The intersecting career paths of the two outfielders show something about the Cubs, who are chronically unable to move a player a year too early rather than a year too late, and also have a frustrating inability to get the best out of young players. They show more about how teams value players, and the mistakes teams make in trying to contend.


Two of the errors general managers most commonly make are overvaluing a player’s most recent season and overvaluing his career while ignoring recent seasons. This seems like a paradox, but isn’t; both point to the fact that executives are looking for patterns where there aren’t necessarily any to be found.


In the case of a player like Patterson, the first tendency is shown. He will be 26 this season, and in two of the last three seasons he’s hit reasonably well for a center fielder. He’s also an excellent defender. His main weakness is a poor batting eye, which leads to batting average-suppressing strikeouts and low walk totals. Still, he still has significant potential and in any case, despite his abominable 2005,he’s likely to hit more or less as he did in 2004: 266/.320/.452 with speed.


That’s not great, but it’s not bad for the position, and given his defense, it’s pretty valuable. On a team like the Red Sox, which can afford to carry a poor hitter for his defense and which would have put little pressure on Patterson, he would have been quite valuable. Uncharacteristically, the Orioles made a low-risk gamble with tremendous upside. It’s a good deal for them, and a missed opportunity for any number of other teams.

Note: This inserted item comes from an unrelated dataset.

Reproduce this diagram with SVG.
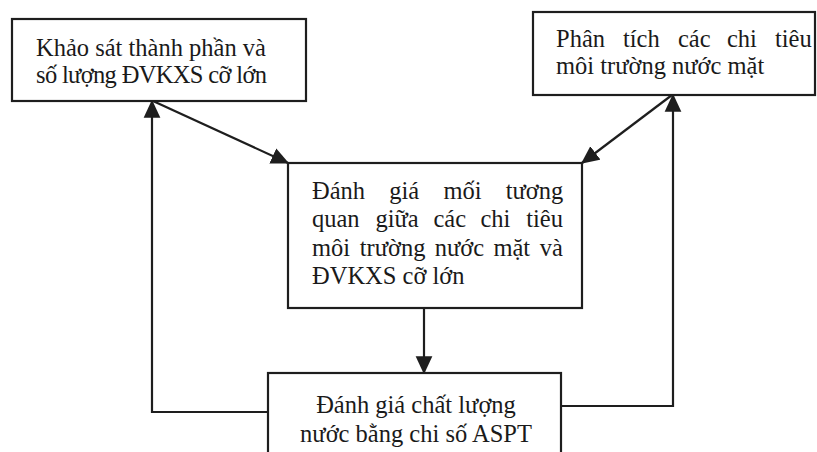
<svg xmlns="http://www.w3.org/2000/svg" width="817" height="452" viewBox="0 0 817 452">
<defs>
<style>
.box{fill:#fff;stroke:#1e1e1e;stroke-width:2.2}
.t{font-family:"Liberation Serif","Times New Roman",serif;font-size:24.5px;fill:#1a1a1a}
.c{fill:none;stroke:#1e1e1e;stroke-width:2.2}
</style>
<marker id="ah" markerUnits="userSpaceOnUse" markerWidth="18" markerHeight="18" viewBox="0 0 14 14" refX="13" refY="7" orient="auto">
<path d="M0,0.5 L14,7 L0,13.5 z" fill="#1e1e1e"/>
</marker>
</defs>
<rect width="817" height="452" fill="#fff"/>
<g id="connectors">
<path class="c" d="M153,101 L288,163" marker-end="url(#ah)"/>
<path class="c" d="M672,95 L582,163" marker-end="url(#ah)"/>
<path class="c" d="M424,308 L424,373" marker-end="url(#ah)"/>
<path class="c" d="M268,412 L152,412 L152,101" marker-end="url(#ah)"/>
<path class="c" d="M561,406 L673,406 L673,95" marker-end="url(#ah)"/>
</g>
<g id="node-khao-sat">
<rect class="box" x="12" y="19" width="294" height="82"/>
<text class="t" x="36" y="56">Khảo sát thành phần và</text>
<text class="t" x="36" y="83" textLength="231" lengthAdjust="spacing">số lượng ĐVKXS cỡ lớn</text>
</g>
<g id="node-phan-tich">
<rect class="box" x="533" y="12" width="282" height="83"/>
<text class="t" y="47"><tspan x="556">Phân</tspan><tspan x="623">tích</tspan><tspan x="678">các</tspan><tspan x="727">chi</tspan><tspan x="775">tiêu</tspan></text>
<text class="t" x="556" y="74">môi trường nước mặt</text>
</g>
<g id="node-danh-gia-tuong-quan">
<rect class="box" x="288" y="163" width="294" height="145"/>
<text class="t" y="199"><tspan x="312">Đánh</tspan><tspan x="389.3">giá</tspan><tspan x="443.4">mối</tspan><tspan x="505.7">tương</tspan></text>
<text class="t" y="227"><tspan x="312">quan</tspan><tspan x="375.4">giữa</tspan><tspan x="433.4">các</tspan><tspan x="480.5">chi</tspan><tspan x="526.2">tiêu</tspan></text>
<text class="t" y="256"><tspan x="312">môi</tspan><tspan x="359.7">trường</tspan><tspan x="434.7">nước</tspan><tspan x="493.4">mặt</tspan><tspan x="539.8">và</tspan></text>
<text class="t" x="312" y="284">ĐVKXS cỡ lớn</text>
</g>
<g id="node-aspt">
<rect class="box" x="268" y="373" width="293" height="100"/>
<text class="t" x="416" y="413" text-anchor="middle">Đánh giá chất lượng</text>
<text class="t" x="416" y="442" text-anchor="middle">nước bằng chi số ASPT</text>
</g>
</svg>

Sosa, obviously, shows the inverse tendency. From 1998 through 2004, he averaged 46 home runs a year, and he’ll be 37 this year – not young in baseball years, but not so old it’s inconceivable he has something left. Unfortunately, he doesn’t. Whether because of age, because he stopped corking his bat (or his muscles), or whatever else, Sosa is done as a ballplayer. He has no defensive value, can’t hit for average, and doesn’t hit for enough power or draw enough walks to compensate.


A player without his credentials – who hit .221/.295/.376 at age 36 while battling injuries last year – would be scraping for a minor-league deal with an invitation to spring training; any team considering signing Sosa to an actual deal with a guaranteed job is being blinded by gaudy stats from years ago.


How to avoid both of these traps, being fooled neither by a player’s most recent season nor by his track record? It’s more or less a matter of common sense. You can project what most players will do in most seasons by averaging what they’ve done over the last three seasons, weighing their most recent season most heavily, and adjusting for the fact that older players are more likely to decline while younger ones are more likely to improve.


Doing so points up Patterson as a player likely to hit below the league average, but not so far he can’t make up for it with his glove, and with a decent chance to recover his 2003 form in the right situation. It also points to Sosa as a player with little chance of hitting even at the league average for his position.


This isn’t brain science, but every GM has his weakness. Cubs GM Jim Hendry gives up on young players who aren’t big stars, while Nationals GM Jim Bowden (like both New York GMs) lusts after players with a chance to recover their former stardom. If you want to know which teams are going to surprise this season, look for those teams whose executives do neither.